なお、ランダムジェネレータ13としては、ランダム数値(乱数)を発生するタイプのものや、ホワイトノイズを発生するタイプのものや、ピンクノイズを発生するタイプのものなど、任意のものを用いてよい。また、ランダムジェネレータ13で発生したランダム信号(ノイズ信号)を更に適宜変調して、そのランダム性を適宜変更するようにしてもよい。このようにランダム性を変更制御することで、本発明で実現できる特別の音響効果(例えば声に「ハリ」や「ツヤ」を付加する効果)による音質を可変制御できる。
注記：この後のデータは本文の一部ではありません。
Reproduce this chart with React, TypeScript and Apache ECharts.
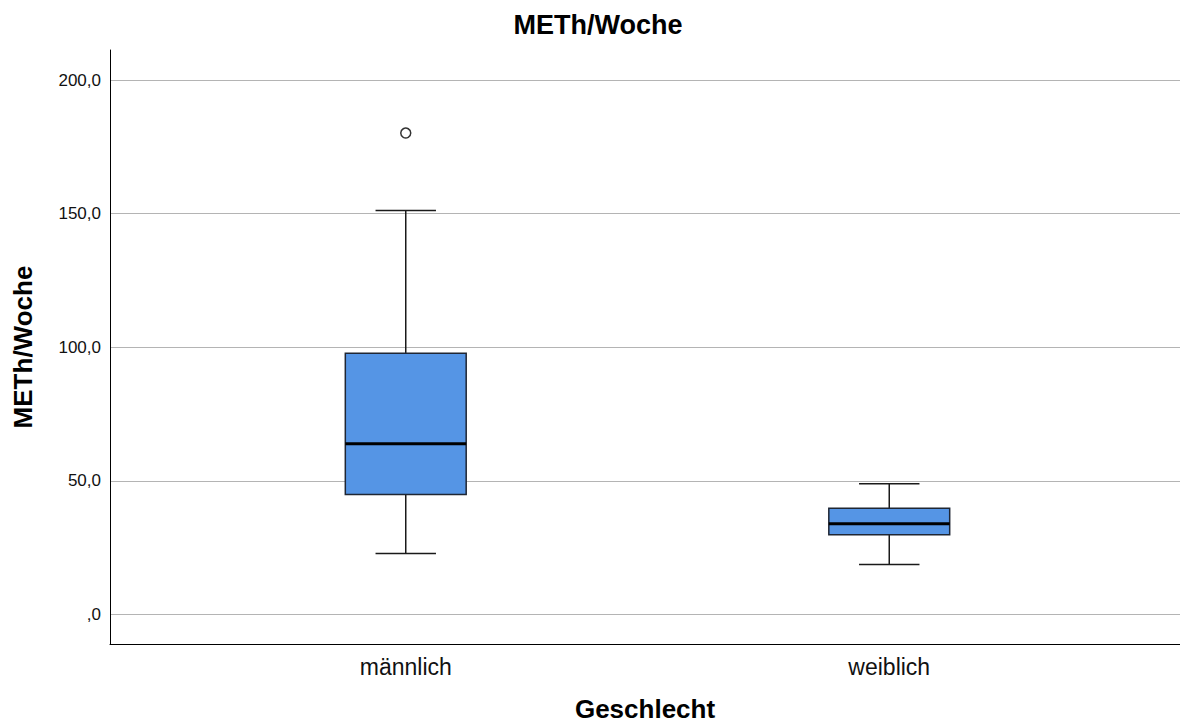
import React, { useEffect, useRef } from "react";
import * as echarts from "echarts";

const categories = ["männlich", "weiblich"];
// [min whisker, Q1, median, Q3, max whisker]
const boxValues = [
  [22.8, 44.9, 63.9, 97.8, 151.2],
  [18.7, 29.8, 33.9, 39.7, 48.9],
];
const outliers = [[0, 180.2]];
const yMin = -11.1;
const yMax = 211.3;

const FONT = "'Liberation Sans', Arial, Helvetica, sans-serif";

export default function App() {
  const ref = useRef<HTMLDivElement>(null);
  useEffect(() => {
    document.body.style.margin = "0";
    const chart = echarts.init(ref.current!, null, { renderer: "svg" });
    const boxData = boxValues.map((v, i) => [i, ...v]);
    chart.setOption({
      animation: false,
      textStyle: { fontFamily: FONT },
      title: {
        text: "METh/Woche",
        left: 593,
        top: 6,
        textAlign: "center",
        textStyle: { fontSize: 27, fontWeight: "bold", color: "#000", fontFamily: FONT },
      },
      grid: [
        { left: 110, right: 0, top: 50, bottom: 80, outerBoundsMode: "none", containLabel: false },
        { left: 164, right: 49, top: 50, bottom: 80, outerBoundsMode: "none", containLabel: false },
      ],
      xAxis: [
        {
          gridIndex: 0,
          type: "category",
          data: [""],
          axisLine: { show: true, onZero: false, lineStyle: { color: "#000", width: 1 } },
          axisTick: { show: false },
          axisLabel: { show: false },
          name: "Geschlecht",
          nameLocation: "middle",
          nameGap: 52,
          nameTextStyle: { fontSize: 26, fontWeight: "bold", color: "#000", fontFamily: FONT },
        },
        {
          gridIndex: 1,
          type: "category",
          data: categories,
          axisLine: { show: false, onZero: false },
          axisTick: { show: false },
          axisLabel: { fontSize: 23, color: "#111", margin: 11, fontFamily: FONT },
        },
      ],
      yAxis: [
        {
          gridIndex: 0,
          type: "value",
          min: yMin,
          max: yMax,
          axisLine: { show: true, onZero: false, lineStyle: { color: "#000", width: 1 } },
          axisTick: { show: false },
          axisLabel: {
            showMinLabel: false,
            showMaxLabel: false,
            fontSize: 17,
            color: "#111",
            margin: 9,
            fontFamily: FONT,
            formatter: (v: number) => {
              const s = v.toFixed(1).replace(".", ",");
              return s.startsWith("0,") ? s.slice(1) : s;
            },
          },
          splitLine: {
            show: true,
            showMinLine: false,
            showMaxLine: false,
            lineStyle: { color: "#b4b4b4", width: 1 },
          },
          name: "METh/Woche",
          nameLocation: "middle",
          nameGap: 74,
          nameTextStyle: { fontSize: 26, fontWeight: "bold", color: "#000", fontFamily: FONT },
        },
        {
          gridIndex: 1,
          type: "value",
          min: yMin,
          max: yMax,
          show: false,
          splitLine: { show: false },
        },
      ],
      series: [
        {
          type: "custom",
          xAxisIndex: 1,
          yAxisIndex: 1,
          data: boxData,
          encode: { x: 0, y: [1, 2, 3, 4, 5] },
          renderItem: (params: any, api: any) => {
            const idx = api.value(0);
            const band = api.size([1, 0])[0];
            const bw = band * 0.25;
            const cw = band * 0.125;
            const pMin = api.coord([idx, api.value(1)]);
            const pQ1 = api.coord([idx, api.value(2)]);
            const pMed = api.coord([idx, api.value(3)]);
            const pQ3 = api.coord([idx, api.value(4)]);
            const pMax = api.coord([idx, api.value(5)]);
            const cx = pMed[0];
            const lineStyle = { stroke: "#1a1a1a", lineWidth: 1.5 };
            return {
              type: "group",
              children: [
                { type: "line", shape: { x1: cx, y1: pMax[1], x2: cx, y2: pQ3[1] }, style: lineStyle },
                { type: "line", shape: { x1: cx, y1: pQ1[1], x2: cx, y2: pMin[1] }, style: lineStyle },
                { type: "line", shape: { x1: cx - cw / 2, y1: pMax[1], x2: cx + cw / 2, y2: pMax[1] }, style: lineStyle },
                { type: "line", shape: { x1: cx - cw / 2, y1: pMin[1], x2: cx + cw / 2, y2: pMin[1] }, style: lineStyle },
                {
                  type: "rect",
                  shape: { x: cx - bw / 2, y: pQ3[1], width: bw, height: pQ1[1] - pQ3[1] },
                  style: { fill: "#5595e5", stroke: "#1f2633", lineWidth: 1.5 },
                },
                {
                  type: "line",
                  shape: { x1: cx - bw / 2, y1: pMed[1], x2: cx + bw / 2, y2: pMed[1] },
                  style: { stroke: "#000", lineWidth: 3 },
                },
              ],
            };
          },
        },
        {
          type: "scatter",
          xAxisIndex: 1,
          yAxisIndex: 1,
          data: outliers,
          symbol: "circle",
          symbolSize: 10,
          itemStyle: { color: "#fff", borderColor: "#000", borderWidth: 1.5 },
        },
      ],
    });
    return () => chart.dispose();
  }, []);
  return <div ref={ref} style={{ width: 1180, height: 724 }} />;
}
また、再合成部12bにおいて、切り出し波形Sを再生読み出しするサンプリング周波数を適宜変更するようにしてもよく、これにより、ランダムナ再生ピッチで再合成される波形信号つまりノイズ信号のフォルマント特性を周波数軸に沿って適宜移動させることができる(移動フォルマント)。これによっても、元の波形のフォルマントの基本構造は維持されるので、元の波形のフォルマント特性を保持したノイズ信号を生成することができ、かつ、該ノイズ信号のフォルマントの周波数軸に沿う移動によって、本発明で実現する上記特別の音響効果(例えば声に「ハリ」や「ツヤ」を付加する効果)による音質を可変制御できる。
この発明に係る音響効果装置の一実施例を示すブロック図。 (a)は入力された音響波形信号(オリジナル波形)の一例を示す図、(b)はオリジナル波形から2ピッチ周期分のハニング窓関数で切り出した波形の一例を示す図。 元のピッチに同期する切り出し波形Sを繰り返し再生して所望の再生ピッチを持つ波形信号を再合成する処理を原理的に説明するための図。 (a)、(b)は一定の再生ピッチで再合成した波形信号のフォルマント及びスペクトル特性を例示する図、(c)はランダムな再生ピッチで再合成した波形信号つまりノイズ信号のフォルマント及びスペクトル特性を例示する図。
符号の説明
11 ピッチ分析部
12 ピッチ変換(波形処理)部
12a 波形切り出し部
12b 再合成部
13 ランダムジェネレータ

Claims (3)

  1. 入力された音響波形信号のピッチを抽出する分析手段と、
    該抽出したピッチに基づく窓関数で前記入力された音響波形信号を切り出し、該切り出した波形を非周期的なトリガタイミングで重畳加算し、これにより前記入力された音響波形信号のフォルマント特性を持つノイズ信号を生成する波形処理手段と
    を具備し、前記入力された音響波形信号に前記生成されたノイズ信号を付加することができるようにしたことを特徴とする音響効果装置。
  2. 前記入力された音響波形信号に前記生成されたノイズ信号を付加する前に、該生成されたノイズ信号をフィルタ処理する手段を更に具備する請求項1に記載の音響効果装置。
  3. 入力装置を介して入力された音響波形信号に音響効果を付加するためにコンピュータによって実行されるプログラムであって、該コンピュータに、
    前記入力された音響波形信号のピッチを抽出させるステップと、
    該抽出したピッチに基づく窓関数で前記入力された音響波形信号を切り出させるステップと、
    該切り出した波形を非周期的なトリガタイミングで重畳加算し、これにより前記入力された音響波形信号のフォルマント特性を持つノイズ信号を生成させるステップと
    を具備し、前記入力された音響波形信号に前記生成されたノイズ信号を付加することで前記音響効果が付加されるようにしたことを特徴とするプログラム。